Q: Many of us can relate to the relief that working parents feel at having a safe place for their kids to be between the end of the schoolday and the end of our workday. But the program serves another purpose as well.

A: National neighborhood associations and law enforcement agencies say juvenile crime peaks between about 3:30 and 6 p.m. Kids who are left to their own devices don’t always make the best choices. We try to make sure the kids have access to caring adults so that they’re offered better options.

Q: All the data about brain and cognitive development show that the adolescent brain doesn’t fully develop until age 25.

A: Right, and when you overlay trauma and poverty on the developing adolescent brain, it’s difficult. Fort Worth After School offers age-appropriate programming that challenges kids from elementary to high school to think critically and out of the box.

Q: Tell us about the scope of the program.

A: On a daily basis we have approximately 6,200 kids across 96 different sites participating in after-school enrichment and development programs.

Q: And Fort Worth After School aims to help kids build connections with fellow students?

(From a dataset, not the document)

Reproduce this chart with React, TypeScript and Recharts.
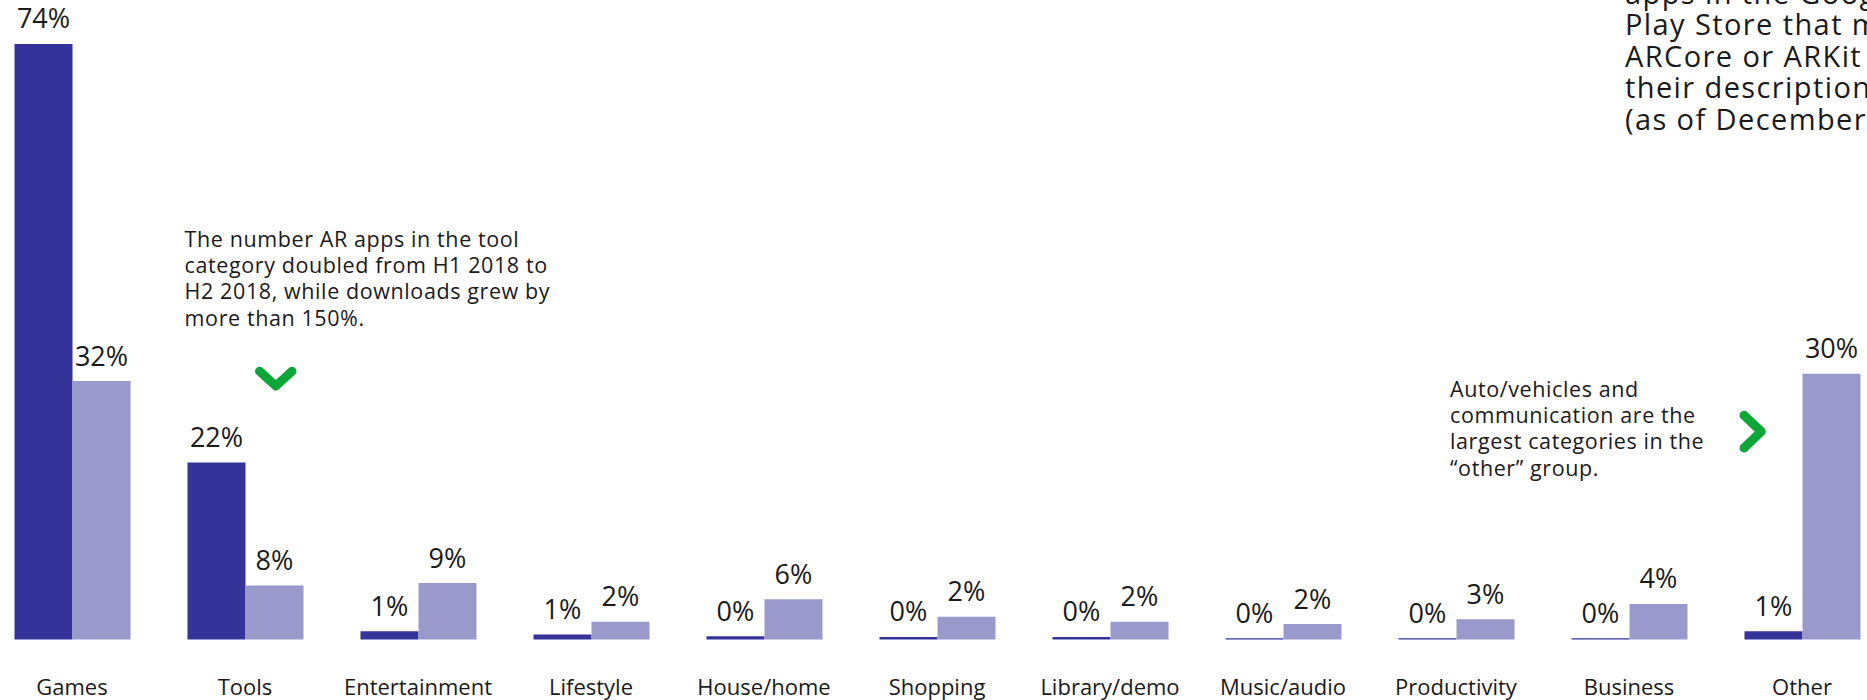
import { BarChart, Bar, XAxis, YAxis, LabelList } from 'recharts';

const categories = [
  'Games', 'Tools', 'Entertainment', 'Lifestyle', 'House/home', 'Shopping',
  'Library/demo', 'Music/audio', 'Productivity', 'Business', 'Other',
];
// bar heights as drawn (percent)
const h1Values = [74, 22, 1.0, 0.6, 0.4, 0.3, 0.3, 0.15, 0.15, 0.15, 1.0];
const h2Values = [32.1, 6.7, 7.0, 2.2, 5.0, 2.8, 2.2, 1.9, 2.5, 4.4, 33.0];
// printed labels
const h1Labels = ['74%', '22%', '1%', '1%', '0%', '0%', '0%', '0%', '0%', '0%', '1%'];
const h2Labels = ['32%', '8%', '9%', '2%', '6%', '2%', '2%', '2%', '3%', '4%', '30%'];

const toolsNote = [
  'The number AR apps in the tool',
  'category doubled from H1 2018 to',
  'H2 2018, while downloads grew by',
  'more than 150%.',
];
const otherNote = [
  'Auto/vehicles and',
  'communication are the',
  'largest categories in the',
  '“other” group.',
];
const sideNote = [
  'apps in the Google',
  'Play Store that mention',
  'ARCore or ARKit in',
  'their description',
  '(as of December 2018)',
];

const DARK = '#333399';
const LIGHT = '#9999cc';
const GREEN = '#0ba637';
const TEXT = '#1a1a1a';
const FONT = '"Open Sans", Lato, sans-serif';

const data = categories.map((name, i) => ({
  name,
  h1: h1Values[i],
  h2: h2Values[i],
  l1: h1Labels[i],
  l2: h2Labels[i],
}));

const makeLabel = (labels: string[]) => (props: any) => {
  const { x, y, width, index } = props;
  return (
    <text
      x={x + width / 2}
      y={y - 26}
      textAnchor="middle"
      dominantBaseline="central"
      fontSize={27}
      fontFamily={FONT}
      fill={TEXT}
    >
      {labels[index]}
    </text>
  );
};

const CategoryTick = (props: any) => {
  const { x, y, payload } = props;
  return (
    <text
      x={x}
      y={y + 47}
      textAnchor="middle"
      dominantBaseline="central"
      fontSize={22}
      fontFamily={FONT}
      fill={TEXT}
    >
      {payload.value}
    </text>
  );
};

const Note = ({ lines, left, top, size, lh, ls }: { lines: string[]; left: number; top: number; size: number; lh: number; ls: number }) => (
  <div
    style={{
      position: 'absolute',
      left,
      top,
      fontFamily: FONT,
      fontSize: size,
      lineHeight: `${lh}px`,
      letterSpacing: ls,
      color: TEXT,
      whiteSpace: 'nowrap',
    }}
  >
    {lines.map((l) => (
      <div key={l}>{l}</div>
    ))}
  </div>
);

export default function App() {
  return (
    <div
      style={{
        position: 'absolute',
        left: 0,
        top: 0,
        width: 1867,
        height: 700,
        overflow: 'hidden',
        background: '#fff',
      }}
    >
      <div style={{ position: 'absolute', left: -30, top: -20 }}>
        <BarChart
          width={1950}
          height={720}
          data={data}
          margin={{ top: 15.7, right: 31.5, left: 15.5, bottom: 20.6 }}
          barCategoryGap={29}
          barGap={0}
        >
          <XAxis
            dataKey="name"
            height={40}
            axisLine={false}
            tickLine={false}
            tickSize={0}
            tickMargin={0}
            interval={0}
            tick={<CategoryTick />}
          />
          <YAxis hide domain={[0, 80]} />
          <Bar dataKey="h1" fill={DARK} isAnimationActive={false}>
            <LabelList dataKey="l1" content={makeLabel(h1Labels)} />
          </Bar>
          <Bar dataKey="h2" fill={LIGHT} isAnimationActive={false}>
            <LabelList dataKey="l2" content={makeLabel(h2Labels)} />
          </Bar>
        </BarChart>
      </div>

      <Note lines={toolsNote} left={184.6} top={225.9} size={21.5} lh={26.3} ls={0.6} />
      <Note lines={otherNote} left={1450} top={376} size={21.5} lh={26.2} ls={0.6} />
      <Note lines={sideNote} left={1625} top={-23.3} size={29} lh={31.5} ls={1.4} />

      <svg
        width={1867}
        height={700}
        style={{ position: 'absolute', left: 0, top: 0, pointerEvents: 'none' }}
      >
        <polyline
          points="259.5,371.2 275.8,386 292,371.2"
          fill="none"
          stroke={GREEN}
          strokeWidth={9}
          strokeLinecap="round"
          strokeLinejoin="round"
        />
        <polyline
          points="1744,415.3 1761.3,431.6 1744,448"
          fill="none"
          stroke={GREEN}
          strokeWidth={9}
          strokeLinecap="round"
          strokeLinejoin="round"
        />
      </svg>
    </div>
  );
}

A: Most of the programs are site-based programs, operated by school-day staff at the respective campuses. That means the staff and teachers know what’s going on in their students’ lives. We find the kids feel a higher level of connectedness to the school when they participate at a site-based Fort Worth After School campus.

Q: Let’s talk pickleball! Pickleball has become something of a national craze these days, and Fort Worth After School is using the popular sport to get kids moving.

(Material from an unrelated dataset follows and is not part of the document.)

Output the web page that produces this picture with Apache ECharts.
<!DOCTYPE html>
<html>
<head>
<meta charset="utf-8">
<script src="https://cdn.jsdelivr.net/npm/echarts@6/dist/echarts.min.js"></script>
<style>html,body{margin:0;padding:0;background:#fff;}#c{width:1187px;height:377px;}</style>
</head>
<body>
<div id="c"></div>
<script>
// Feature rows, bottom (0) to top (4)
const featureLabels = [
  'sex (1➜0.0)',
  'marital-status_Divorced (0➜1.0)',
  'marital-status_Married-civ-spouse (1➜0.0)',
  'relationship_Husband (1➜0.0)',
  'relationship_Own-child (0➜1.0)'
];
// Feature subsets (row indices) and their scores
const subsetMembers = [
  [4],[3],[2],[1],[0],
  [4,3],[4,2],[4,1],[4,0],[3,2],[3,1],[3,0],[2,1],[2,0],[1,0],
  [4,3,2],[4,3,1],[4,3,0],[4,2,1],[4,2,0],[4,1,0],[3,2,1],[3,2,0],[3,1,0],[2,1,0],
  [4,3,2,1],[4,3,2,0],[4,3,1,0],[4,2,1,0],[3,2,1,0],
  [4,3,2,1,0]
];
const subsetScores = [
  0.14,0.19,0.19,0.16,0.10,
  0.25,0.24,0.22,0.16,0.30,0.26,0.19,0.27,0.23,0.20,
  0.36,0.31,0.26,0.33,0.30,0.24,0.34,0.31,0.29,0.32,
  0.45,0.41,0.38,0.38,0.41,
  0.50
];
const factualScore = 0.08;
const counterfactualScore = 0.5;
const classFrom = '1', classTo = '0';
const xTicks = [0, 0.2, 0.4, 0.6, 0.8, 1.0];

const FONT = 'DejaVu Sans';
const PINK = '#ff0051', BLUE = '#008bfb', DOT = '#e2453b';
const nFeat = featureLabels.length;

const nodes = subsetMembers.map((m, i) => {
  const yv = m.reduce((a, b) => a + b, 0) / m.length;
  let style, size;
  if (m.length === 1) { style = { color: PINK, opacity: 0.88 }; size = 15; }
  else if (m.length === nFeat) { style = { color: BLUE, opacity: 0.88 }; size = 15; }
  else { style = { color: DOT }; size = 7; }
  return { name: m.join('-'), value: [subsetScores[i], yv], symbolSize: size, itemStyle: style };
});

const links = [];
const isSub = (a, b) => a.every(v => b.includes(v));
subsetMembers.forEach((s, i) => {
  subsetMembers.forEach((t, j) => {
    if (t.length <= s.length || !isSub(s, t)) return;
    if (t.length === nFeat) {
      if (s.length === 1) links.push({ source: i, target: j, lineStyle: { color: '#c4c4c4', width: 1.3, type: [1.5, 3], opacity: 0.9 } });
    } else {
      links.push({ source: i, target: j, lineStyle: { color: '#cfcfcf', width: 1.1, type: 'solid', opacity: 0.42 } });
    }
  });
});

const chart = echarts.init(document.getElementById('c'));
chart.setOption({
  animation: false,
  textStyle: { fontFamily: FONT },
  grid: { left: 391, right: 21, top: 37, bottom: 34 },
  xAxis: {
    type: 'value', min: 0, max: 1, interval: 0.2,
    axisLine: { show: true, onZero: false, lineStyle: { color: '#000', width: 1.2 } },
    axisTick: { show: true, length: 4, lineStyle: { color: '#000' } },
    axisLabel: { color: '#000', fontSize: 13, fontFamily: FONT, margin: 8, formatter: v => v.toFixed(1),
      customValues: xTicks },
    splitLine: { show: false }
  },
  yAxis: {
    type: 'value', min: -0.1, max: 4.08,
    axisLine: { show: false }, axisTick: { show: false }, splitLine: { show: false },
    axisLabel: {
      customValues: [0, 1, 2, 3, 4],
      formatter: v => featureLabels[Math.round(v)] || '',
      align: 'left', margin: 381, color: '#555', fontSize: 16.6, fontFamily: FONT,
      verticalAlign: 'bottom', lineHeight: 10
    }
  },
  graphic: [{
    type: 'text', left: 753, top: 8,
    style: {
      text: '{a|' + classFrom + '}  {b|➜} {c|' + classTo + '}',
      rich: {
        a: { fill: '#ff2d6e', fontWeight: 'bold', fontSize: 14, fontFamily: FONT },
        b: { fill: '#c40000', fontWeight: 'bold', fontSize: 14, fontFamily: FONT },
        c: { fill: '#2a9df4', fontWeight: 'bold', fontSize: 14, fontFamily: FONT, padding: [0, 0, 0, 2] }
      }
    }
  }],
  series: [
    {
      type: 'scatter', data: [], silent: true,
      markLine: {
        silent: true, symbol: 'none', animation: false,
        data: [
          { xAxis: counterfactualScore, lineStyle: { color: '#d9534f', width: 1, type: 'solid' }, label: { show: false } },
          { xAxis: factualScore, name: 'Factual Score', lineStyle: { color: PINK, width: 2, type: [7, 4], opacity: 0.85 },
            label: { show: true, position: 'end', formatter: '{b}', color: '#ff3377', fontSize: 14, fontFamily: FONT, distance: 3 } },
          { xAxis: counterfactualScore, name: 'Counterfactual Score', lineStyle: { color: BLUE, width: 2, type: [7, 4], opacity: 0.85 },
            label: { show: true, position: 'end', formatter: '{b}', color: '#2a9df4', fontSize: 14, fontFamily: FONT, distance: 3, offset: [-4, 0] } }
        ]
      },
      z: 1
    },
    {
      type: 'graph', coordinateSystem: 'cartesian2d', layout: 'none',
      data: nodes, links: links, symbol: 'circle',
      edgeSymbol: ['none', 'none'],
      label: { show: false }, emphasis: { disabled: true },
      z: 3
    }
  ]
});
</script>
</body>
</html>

A: We want to get kids out of seats and into some kind of activity and exercise, to be active and learn about healthy lifestyles. We have 14 schools participating in our new pickleball effort.

Q: When you say pickleball, it conjures up an image of a couple of older people bouncing around a pickleball court. How are elementary schoolers enjoying the game?

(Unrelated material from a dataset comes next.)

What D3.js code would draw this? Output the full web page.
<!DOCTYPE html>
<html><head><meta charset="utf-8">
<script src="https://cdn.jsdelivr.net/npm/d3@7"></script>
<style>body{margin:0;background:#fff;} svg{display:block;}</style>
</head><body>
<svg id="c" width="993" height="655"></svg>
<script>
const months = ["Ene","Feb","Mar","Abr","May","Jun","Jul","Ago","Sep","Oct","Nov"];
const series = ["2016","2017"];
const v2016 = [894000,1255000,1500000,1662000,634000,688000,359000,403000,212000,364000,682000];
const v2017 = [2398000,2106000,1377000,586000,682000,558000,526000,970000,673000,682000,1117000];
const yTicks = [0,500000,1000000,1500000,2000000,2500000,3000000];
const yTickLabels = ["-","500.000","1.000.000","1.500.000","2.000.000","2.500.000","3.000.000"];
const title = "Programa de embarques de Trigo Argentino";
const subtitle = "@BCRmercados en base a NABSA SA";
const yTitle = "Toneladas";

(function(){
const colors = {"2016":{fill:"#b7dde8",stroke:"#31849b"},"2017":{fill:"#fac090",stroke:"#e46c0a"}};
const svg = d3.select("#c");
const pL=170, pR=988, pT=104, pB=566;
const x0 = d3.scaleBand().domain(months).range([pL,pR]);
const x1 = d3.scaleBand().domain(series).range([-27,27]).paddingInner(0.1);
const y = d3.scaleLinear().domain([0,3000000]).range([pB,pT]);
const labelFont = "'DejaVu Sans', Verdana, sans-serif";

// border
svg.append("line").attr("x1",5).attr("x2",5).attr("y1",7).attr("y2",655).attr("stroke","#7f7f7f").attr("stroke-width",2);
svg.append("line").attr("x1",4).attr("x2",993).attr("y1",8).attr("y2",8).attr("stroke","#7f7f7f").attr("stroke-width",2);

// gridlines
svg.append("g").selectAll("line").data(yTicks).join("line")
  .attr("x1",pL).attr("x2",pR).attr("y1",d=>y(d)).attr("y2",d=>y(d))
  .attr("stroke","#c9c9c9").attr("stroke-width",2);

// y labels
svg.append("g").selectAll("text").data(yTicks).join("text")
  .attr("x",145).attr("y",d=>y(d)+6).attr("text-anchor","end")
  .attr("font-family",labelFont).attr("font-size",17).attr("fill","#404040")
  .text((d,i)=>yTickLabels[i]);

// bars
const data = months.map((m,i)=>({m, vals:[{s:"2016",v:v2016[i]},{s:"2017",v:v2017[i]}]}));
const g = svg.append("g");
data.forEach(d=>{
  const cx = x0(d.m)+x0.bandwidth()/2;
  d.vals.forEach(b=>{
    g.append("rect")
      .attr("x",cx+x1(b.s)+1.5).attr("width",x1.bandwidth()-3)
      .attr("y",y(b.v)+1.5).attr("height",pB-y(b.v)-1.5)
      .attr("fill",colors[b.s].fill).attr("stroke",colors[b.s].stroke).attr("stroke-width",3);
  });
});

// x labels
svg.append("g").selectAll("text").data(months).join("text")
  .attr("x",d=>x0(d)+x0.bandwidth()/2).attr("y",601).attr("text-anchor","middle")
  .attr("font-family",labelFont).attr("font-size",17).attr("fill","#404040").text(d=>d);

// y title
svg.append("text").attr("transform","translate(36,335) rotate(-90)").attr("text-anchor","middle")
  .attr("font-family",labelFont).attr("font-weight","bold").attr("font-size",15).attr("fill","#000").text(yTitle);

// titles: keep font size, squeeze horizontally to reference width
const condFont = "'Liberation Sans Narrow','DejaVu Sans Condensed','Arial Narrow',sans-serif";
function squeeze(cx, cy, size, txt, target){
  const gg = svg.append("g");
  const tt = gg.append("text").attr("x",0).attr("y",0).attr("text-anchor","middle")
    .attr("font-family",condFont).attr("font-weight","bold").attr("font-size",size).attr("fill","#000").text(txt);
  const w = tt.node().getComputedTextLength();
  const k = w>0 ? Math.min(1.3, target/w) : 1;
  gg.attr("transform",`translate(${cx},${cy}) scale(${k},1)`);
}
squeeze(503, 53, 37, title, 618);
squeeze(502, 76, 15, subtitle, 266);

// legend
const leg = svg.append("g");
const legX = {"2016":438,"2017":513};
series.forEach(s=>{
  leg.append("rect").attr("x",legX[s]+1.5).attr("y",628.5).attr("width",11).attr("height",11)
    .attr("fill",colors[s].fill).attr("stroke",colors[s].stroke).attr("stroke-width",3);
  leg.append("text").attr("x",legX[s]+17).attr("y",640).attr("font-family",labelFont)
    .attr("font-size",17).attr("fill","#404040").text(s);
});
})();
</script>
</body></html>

A: The kids are having a blast. Texas Health has been super supportive through its well-being programs and has provided two courts for each school. Most are mobile courts in elementary schools, but Paschal High School has its own court. We’re hoping the high schoolers will serve as mentors to the younger students.

Q: Pickleball seems fairly easy to learn, and you don’t need a lot of gear.

A: The game involves minimal equipment. We have been able to supply all the necessary equipment. We try to minimize the stress put on parents about purchasing additional equipment.

Q: What’s the end-goal for these 14 schools? Is pickleball going to become competitive?

 A: I’m glad you asked! We’ll culminate in March with a district-wide pickleball tournament at R.D. Evans Recreation Center. Students from Paschal will referee and support the event.

Q: Fort Worth After School gets funding from a variety of sources, including the Fort Worth Crime Control Prevention District (CCPD) and the State of Texas.

A: The CCPD gives the district a percentage of the funds raised from the half-cent tax on items purchased in Fort Worth. One of the main goals is to reduce juvenile crime by providing enrichment programs across the city. After School also addresses chronic absenteeism and school performance. Additionally, the state provides funds through the 21st Century Program to five middle schools and five high schools for educational support like homework help and tutorials. Funding also helps us provide programs for exploration into college, career, and military readiness.

Q: Next year is a special anniversary for Fort Worth After School. How can people support your pickleball league or other programs?

A: Next year is our 25th year of programming. If you donate to United Community Centers, which oversees our funds, they’ll earmark it to us – and you’ll get the tax deduction.